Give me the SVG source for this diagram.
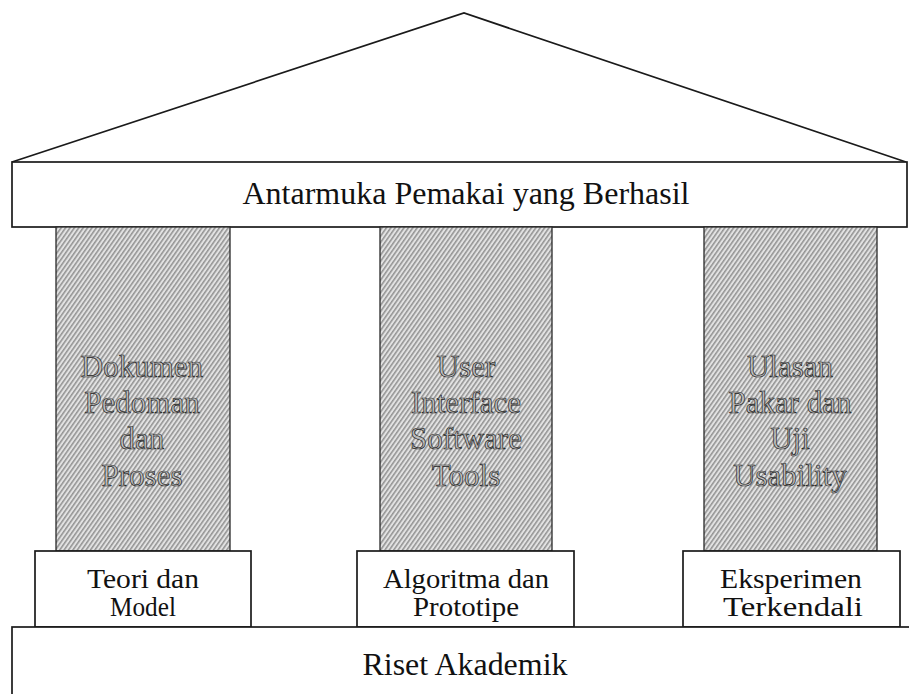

= = = = = = =

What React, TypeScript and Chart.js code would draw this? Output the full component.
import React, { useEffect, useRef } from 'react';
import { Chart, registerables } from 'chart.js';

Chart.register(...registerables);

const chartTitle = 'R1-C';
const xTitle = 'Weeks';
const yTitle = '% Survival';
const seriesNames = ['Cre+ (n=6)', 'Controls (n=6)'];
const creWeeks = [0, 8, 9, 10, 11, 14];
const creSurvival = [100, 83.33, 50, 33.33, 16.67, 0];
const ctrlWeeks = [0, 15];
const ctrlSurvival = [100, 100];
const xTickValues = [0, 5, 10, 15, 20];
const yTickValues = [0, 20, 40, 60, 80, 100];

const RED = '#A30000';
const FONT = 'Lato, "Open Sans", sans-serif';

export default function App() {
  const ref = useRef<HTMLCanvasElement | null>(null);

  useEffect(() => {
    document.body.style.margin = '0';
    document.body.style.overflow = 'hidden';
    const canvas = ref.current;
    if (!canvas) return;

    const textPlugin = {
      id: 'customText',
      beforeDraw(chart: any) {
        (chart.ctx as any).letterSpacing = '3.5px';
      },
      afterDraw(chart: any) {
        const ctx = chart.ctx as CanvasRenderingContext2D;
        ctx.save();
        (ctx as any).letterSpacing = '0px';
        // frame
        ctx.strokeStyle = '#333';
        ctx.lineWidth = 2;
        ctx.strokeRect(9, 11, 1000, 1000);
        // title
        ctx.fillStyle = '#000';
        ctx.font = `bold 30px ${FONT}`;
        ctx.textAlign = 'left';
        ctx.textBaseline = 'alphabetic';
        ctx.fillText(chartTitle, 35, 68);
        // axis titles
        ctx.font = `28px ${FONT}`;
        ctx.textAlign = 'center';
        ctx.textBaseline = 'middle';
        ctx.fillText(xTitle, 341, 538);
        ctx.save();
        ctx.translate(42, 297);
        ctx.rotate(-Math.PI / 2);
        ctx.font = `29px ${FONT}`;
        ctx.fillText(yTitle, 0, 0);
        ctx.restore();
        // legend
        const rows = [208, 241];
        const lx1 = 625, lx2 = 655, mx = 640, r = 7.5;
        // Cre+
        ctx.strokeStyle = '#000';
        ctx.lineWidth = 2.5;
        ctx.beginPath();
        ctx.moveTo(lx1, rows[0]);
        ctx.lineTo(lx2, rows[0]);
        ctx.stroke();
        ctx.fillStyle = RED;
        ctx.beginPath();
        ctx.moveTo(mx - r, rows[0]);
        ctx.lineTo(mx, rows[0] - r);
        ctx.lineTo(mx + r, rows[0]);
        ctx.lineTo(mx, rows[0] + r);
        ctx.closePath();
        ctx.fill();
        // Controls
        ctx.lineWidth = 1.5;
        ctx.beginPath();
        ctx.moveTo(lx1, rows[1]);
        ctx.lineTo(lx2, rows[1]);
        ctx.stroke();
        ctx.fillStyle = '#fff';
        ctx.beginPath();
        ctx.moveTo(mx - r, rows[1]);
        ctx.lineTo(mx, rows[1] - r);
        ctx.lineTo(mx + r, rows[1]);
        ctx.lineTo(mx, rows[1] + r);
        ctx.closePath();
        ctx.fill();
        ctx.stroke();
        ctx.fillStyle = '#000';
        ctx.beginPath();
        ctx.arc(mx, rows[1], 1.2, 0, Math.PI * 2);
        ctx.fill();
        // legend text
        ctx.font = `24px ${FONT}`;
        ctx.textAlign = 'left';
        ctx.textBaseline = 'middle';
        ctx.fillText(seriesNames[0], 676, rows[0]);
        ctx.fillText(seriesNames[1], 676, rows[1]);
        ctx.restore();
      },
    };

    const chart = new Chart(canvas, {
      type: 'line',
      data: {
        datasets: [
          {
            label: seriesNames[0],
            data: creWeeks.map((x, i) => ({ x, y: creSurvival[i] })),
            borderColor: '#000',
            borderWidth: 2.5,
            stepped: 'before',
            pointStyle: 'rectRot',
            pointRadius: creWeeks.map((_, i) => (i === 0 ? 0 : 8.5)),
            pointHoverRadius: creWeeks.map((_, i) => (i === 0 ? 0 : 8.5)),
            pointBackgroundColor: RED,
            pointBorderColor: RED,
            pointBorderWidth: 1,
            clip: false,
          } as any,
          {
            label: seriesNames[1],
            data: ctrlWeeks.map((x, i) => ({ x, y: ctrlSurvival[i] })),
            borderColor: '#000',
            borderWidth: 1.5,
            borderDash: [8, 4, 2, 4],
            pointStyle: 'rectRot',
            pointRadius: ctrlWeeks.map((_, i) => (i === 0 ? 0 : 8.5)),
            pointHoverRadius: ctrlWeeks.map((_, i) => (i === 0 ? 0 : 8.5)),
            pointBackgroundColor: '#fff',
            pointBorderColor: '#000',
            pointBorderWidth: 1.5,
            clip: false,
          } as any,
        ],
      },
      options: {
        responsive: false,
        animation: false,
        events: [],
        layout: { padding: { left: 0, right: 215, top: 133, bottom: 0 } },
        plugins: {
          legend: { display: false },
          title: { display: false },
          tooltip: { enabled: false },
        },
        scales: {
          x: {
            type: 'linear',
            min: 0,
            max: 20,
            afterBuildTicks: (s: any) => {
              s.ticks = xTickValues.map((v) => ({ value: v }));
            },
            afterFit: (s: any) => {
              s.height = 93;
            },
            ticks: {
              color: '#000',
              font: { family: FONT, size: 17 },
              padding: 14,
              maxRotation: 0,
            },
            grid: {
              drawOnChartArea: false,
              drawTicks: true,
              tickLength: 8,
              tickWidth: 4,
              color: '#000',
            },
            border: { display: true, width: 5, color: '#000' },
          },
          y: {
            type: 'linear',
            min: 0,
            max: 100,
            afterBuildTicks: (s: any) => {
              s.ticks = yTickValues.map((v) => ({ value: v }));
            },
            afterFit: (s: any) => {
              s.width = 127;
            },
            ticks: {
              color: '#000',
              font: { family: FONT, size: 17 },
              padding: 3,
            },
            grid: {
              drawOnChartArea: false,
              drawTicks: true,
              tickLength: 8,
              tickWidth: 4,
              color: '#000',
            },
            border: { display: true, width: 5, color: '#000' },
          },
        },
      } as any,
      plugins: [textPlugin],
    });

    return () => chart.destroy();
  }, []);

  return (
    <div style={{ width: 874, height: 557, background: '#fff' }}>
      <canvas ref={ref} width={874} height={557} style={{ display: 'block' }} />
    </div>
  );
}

= = = = = = =

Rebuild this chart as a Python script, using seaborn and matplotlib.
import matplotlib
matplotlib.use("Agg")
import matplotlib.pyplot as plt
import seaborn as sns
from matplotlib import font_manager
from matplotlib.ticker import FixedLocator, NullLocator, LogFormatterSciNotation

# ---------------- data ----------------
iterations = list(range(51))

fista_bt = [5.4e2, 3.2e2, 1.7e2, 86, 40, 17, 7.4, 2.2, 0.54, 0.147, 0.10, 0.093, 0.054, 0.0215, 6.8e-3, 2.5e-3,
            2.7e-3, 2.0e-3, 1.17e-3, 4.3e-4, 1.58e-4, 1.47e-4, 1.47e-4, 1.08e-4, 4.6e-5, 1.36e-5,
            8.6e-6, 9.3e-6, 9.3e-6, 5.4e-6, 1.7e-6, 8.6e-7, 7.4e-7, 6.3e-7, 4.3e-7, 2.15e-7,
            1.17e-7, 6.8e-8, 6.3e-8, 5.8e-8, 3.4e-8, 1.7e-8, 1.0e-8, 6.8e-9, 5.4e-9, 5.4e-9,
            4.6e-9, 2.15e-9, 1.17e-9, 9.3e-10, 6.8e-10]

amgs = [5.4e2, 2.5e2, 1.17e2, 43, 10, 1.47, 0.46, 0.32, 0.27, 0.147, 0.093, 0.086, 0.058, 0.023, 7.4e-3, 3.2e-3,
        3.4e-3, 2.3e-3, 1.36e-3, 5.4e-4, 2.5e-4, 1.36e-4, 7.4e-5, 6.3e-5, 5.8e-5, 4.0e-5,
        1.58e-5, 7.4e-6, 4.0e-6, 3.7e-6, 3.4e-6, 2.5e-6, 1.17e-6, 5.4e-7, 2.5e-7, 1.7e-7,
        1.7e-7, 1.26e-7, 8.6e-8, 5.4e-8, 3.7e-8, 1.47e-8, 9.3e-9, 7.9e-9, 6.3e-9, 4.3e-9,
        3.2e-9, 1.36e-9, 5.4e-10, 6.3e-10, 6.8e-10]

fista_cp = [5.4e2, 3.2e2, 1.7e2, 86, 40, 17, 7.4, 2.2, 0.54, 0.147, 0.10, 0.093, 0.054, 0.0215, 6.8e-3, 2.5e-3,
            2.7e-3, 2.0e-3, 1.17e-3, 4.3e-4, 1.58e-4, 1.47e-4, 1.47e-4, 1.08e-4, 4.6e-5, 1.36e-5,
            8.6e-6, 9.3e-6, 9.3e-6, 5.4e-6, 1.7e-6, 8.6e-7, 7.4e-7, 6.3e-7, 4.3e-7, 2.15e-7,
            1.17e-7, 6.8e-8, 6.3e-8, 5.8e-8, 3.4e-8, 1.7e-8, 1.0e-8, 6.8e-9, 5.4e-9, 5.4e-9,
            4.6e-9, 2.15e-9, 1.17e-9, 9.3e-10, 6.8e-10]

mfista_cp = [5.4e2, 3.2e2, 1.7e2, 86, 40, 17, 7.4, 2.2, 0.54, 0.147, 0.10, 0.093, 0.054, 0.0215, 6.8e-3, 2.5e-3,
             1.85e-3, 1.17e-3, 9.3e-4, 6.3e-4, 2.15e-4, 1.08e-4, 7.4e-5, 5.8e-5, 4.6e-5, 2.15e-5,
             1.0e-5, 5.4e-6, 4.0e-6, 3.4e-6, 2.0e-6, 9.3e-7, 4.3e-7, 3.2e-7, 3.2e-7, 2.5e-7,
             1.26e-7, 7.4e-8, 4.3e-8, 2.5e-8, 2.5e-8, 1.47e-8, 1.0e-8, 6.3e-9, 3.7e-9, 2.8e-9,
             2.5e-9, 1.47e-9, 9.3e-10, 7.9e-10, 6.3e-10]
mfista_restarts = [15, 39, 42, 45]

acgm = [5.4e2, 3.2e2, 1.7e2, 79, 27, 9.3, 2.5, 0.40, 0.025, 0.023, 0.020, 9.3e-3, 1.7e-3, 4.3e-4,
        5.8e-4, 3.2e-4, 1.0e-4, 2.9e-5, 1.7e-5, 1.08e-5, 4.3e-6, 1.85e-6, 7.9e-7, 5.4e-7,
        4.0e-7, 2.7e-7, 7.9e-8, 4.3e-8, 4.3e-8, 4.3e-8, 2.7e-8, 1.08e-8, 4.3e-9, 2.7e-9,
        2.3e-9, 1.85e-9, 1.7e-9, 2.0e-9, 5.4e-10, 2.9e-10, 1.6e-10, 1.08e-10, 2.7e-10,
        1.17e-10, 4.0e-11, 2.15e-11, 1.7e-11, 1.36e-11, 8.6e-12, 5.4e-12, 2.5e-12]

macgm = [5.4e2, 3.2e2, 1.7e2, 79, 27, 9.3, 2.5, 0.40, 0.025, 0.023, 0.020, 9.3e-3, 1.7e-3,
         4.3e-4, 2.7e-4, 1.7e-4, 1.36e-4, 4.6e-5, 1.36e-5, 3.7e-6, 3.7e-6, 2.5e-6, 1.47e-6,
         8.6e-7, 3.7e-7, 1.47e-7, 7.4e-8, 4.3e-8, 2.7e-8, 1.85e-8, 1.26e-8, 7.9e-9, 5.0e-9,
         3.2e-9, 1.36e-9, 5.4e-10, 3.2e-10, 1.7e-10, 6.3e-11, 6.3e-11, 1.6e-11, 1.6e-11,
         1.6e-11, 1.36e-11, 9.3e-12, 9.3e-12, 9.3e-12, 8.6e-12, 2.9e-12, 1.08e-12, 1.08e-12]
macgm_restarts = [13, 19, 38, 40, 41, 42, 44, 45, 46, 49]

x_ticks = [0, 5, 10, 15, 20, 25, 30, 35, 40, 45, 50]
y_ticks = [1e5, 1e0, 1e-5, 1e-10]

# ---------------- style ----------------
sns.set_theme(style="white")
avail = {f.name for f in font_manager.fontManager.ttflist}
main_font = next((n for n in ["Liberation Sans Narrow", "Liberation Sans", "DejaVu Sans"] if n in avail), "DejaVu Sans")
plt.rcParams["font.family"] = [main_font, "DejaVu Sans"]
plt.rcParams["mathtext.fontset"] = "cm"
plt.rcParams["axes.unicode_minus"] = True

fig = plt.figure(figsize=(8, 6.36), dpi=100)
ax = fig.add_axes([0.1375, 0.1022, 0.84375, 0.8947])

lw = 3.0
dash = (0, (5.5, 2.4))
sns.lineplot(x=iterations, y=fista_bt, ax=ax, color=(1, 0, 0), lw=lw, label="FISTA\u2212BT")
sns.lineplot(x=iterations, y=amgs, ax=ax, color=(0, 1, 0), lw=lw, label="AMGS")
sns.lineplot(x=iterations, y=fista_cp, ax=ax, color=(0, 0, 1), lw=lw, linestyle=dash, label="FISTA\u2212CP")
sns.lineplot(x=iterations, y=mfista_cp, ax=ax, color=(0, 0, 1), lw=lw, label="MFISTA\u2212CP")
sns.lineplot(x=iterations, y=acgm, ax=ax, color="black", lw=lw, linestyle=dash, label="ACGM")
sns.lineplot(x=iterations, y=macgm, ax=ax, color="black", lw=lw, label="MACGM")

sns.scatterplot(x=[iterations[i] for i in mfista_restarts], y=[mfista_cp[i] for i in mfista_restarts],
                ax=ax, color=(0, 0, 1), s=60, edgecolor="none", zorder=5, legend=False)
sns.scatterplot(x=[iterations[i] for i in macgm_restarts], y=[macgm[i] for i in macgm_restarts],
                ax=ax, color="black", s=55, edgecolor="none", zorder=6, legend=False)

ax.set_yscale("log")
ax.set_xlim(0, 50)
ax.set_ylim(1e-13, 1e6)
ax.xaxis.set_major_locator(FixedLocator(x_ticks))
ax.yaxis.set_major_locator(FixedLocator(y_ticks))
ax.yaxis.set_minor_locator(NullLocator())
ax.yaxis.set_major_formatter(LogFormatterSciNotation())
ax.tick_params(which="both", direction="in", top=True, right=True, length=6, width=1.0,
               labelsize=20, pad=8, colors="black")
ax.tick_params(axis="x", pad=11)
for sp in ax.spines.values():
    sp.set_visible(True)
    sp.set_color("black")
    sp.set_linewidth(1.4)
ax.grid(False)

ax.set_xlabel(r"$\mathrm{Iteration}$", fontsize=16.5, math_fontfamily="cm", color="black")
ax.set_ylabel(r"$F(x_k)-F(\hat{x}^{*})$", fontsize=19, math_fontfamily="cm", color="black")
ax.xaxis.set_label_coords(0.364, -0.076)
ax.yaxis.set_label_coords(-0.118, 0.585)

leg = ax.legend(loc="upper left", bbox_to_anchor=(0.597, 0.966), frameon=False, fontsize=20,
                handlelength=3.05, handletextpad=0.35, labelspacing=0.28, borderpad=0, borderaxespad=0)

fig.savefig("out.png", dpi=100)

= = = = = = =

> [Stated goal]: Only the number is wanted: how many lines in the data include the string "matplotlib"?

> [Exercise result]: 6